### DIRECTIVE
Return each line of the listing below, unchanged, and omit the images.

### RECORDED INFORMATION
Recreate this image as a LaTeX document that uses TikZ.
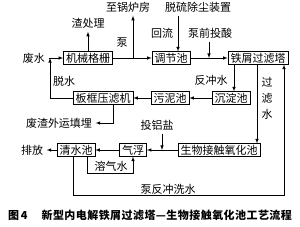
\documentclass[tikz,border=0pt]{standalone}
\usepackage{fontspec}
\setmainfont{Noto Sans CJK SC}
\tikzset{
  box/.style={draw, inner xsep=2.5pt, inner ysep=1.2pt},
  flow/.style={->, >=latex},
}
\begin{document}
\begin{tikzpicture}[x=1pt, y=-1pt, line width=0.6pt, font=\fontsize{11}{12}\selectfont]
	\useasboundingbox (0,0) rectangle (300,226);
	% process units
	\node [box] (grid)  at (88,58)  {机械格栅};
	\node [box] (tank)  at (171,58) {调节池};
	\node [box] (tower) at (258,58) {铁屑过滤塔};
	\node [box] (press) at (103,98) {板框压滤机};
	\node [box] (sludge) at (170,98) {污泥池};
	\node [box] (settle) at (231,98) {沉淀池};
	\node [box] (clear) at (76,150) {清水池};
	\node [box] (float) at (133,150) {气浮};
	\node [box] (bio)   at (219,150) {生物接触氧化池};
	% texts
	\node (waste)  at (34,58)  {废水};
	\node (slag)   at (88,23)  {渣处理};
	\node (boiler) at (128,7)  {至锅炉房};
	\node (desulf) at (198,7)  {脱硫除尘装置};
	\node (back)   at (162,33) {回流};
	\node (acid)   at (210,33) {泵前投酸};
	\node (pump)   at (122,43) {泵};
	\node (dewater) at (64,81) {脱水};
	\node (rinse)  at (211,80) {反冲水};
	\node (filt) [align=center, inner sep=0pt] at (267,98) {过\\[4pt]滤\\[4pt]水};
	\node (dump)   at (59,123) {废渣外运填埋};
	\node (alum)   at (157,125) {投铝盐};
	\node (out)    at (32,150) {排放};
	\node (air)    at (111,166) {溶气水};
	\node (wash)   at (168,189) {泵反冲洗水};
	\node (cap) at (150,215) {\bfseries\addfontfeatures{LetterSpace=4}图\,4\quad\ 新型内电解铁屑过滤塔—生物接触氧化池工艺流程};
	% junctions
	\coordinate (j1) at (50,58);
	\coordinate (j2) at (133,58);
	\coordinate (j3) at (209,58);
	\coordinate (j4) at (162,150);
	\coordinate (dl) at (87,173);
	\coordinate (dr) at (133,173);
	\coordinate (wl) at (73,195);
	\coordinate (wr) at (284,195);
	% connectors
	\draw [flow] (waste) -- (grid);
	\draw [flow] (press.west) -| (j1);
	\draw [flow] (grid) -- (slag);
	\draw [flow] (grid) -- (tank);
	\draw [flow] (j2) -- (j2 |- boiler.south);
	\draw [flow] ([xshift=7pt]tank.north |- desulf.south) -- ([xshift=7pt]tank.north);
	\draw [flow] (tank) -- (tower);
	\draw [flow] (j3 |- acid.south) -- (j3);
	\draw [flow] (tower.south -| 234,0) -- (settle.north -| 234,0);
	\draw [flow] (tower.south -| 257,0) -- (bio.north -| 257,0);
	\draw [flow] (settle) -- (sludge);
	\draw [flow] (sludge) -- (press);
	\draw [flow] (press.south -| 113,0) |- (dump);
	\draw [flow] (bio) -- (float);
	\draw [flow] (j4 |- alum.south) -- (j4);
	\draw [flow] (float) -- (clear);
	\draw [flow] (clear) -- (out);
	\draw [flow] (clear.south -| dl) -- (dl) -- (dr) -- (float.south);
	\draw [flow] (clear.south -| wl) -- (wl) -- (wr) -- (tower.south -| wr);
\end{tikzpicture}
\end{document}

### TASK RESPONSE
Recreate this image as a LaTeX document that uses TikZ.
\documentclass[tikz,border=0pt]{standalone}
\usepackage{fontspec}
\setmainfont{Noto Sans CJK SC}
\tikzset{
  box/.style={draw, inner xsep=2.5pt, inner ysep=1.2pt},
  flow/.style={->, >=latex},
}
\begin{document}
\begin{tikzpicture}[x=1pt, y=-1pt, line width=0.6pt, font=\fontsize{11}{12}\selectfont]
	\useasboundingbox (0,0) rectangle (300,226);
	% process units
	\node [box] (grid)  at (88,58)  {机械格栅};
	\node [box] (tank)  at (171,58) {调节池};
	\node [box] (tower) at (258,58) {铁屑过滤塔};
	\node [box] (press) at (103,98) {板框压滤机};
	\node [box] (sludge) at (170,98) {污泥池};
	\node [box] (settle) at (231,98) {沉淀池};
	\node [box] (clear) at (76,150) {清水池};
	\node [box] (float) at (133,150) {气浮};
	\node [box] (bio)   at (219,150) {生物接触氧化池};
	% texts
	\node (waste)  at (34,58)  {废水};
	\node (slag)   at (88,23)  {渣处理};
	\node (boiler) at (128,7)  {至锅炉房};
	\node (desulf) at (198,7)  {脱硫除尘装置};
	\node (back)   at (162,33) {回流};
	\node (acid)   at (210,33) {泵前投酸};
	\node (pump)   at (122,43) {泵};
	\node (dewater) at (64,81) {脱水};
	\node (rinse)  at (211,80) {反冲水};
	\node (filt) [align=center, inner sep=0pt] at (267,98) {过\\[4pt]滤\\[4pt]水};
	\node (dump)   at (59,123) {废渣外运填埋};
	\node (alum)   at (157,125) {投铝盐};
	\node (out)    at (32,150) {排放};
	\node (air)    at (111,166) {溶气水};
	\node (wash)   at (168,189) {泵反冲洗水};
	\node (cap) at (150,215) {\bfseries\addfontfeatures{LetterSpace=4}图\,4\quad\ 新型内电解铁屑过滤塔—生物接触氧化池工艺流程};
	% junctions
	\coordinate (j1) at (50,58);
	\coordinate (j2) at (133,58);
	\coordinate (j3) at (209,58);
	\coordinate (j4) at (162,150);
	\coordinate (dl) at (87,173);
	\coordinate (dr) at (133,173);
	\coordinate (wl) at (73,195);
	\coordinate (wr) at (284,195);
	% connectors
	\draw [flow] (waste) -- (grid);
	\draw [flow] (press.west) -| (j1);
	\draw [flow] (grid) -- (slag);
	\draw [flow] (grid) -- (tank);
	\draw [flow] (j2) -- (j2 |- boiler.south);
	\draw [flow] ([xshift=7pt]tank.north |- desulf.south) -- ([xshift=7pt]tank.north);
	\draw [flow] (tank) -- (tower);
	\draw [flow] (j3 |- acid.south) -- (j3);
	\draw [flow] (tower.south -| 234,0) -- (settle.north -| 234,0);
	\draw [flow] (tower.south -| 257,0) -- (bio.north -| 257,0);
	\draw [flow] (settle) -- (sludge);
	\draw [flow] (sludge) -- (press);
	\draw [flow] (press.south -| 113,0) |- (dump);
	\draw [flow] (bio) -- (float);
	\draw [flow] (j4 |- alum.south) -- (j4);
	\draw [flow] (float) -- (clear);
	\draw [flow] (clear) -- (out);
	\draw [flow] (clear.south -| dl) -- (dl) -- (dr) -- (float.south);
	\draw [flow] (clear.south -| wl) -- (wl) -- (wr) -- (tower.south -| wr);
\end{tikzpicture}
\end{document}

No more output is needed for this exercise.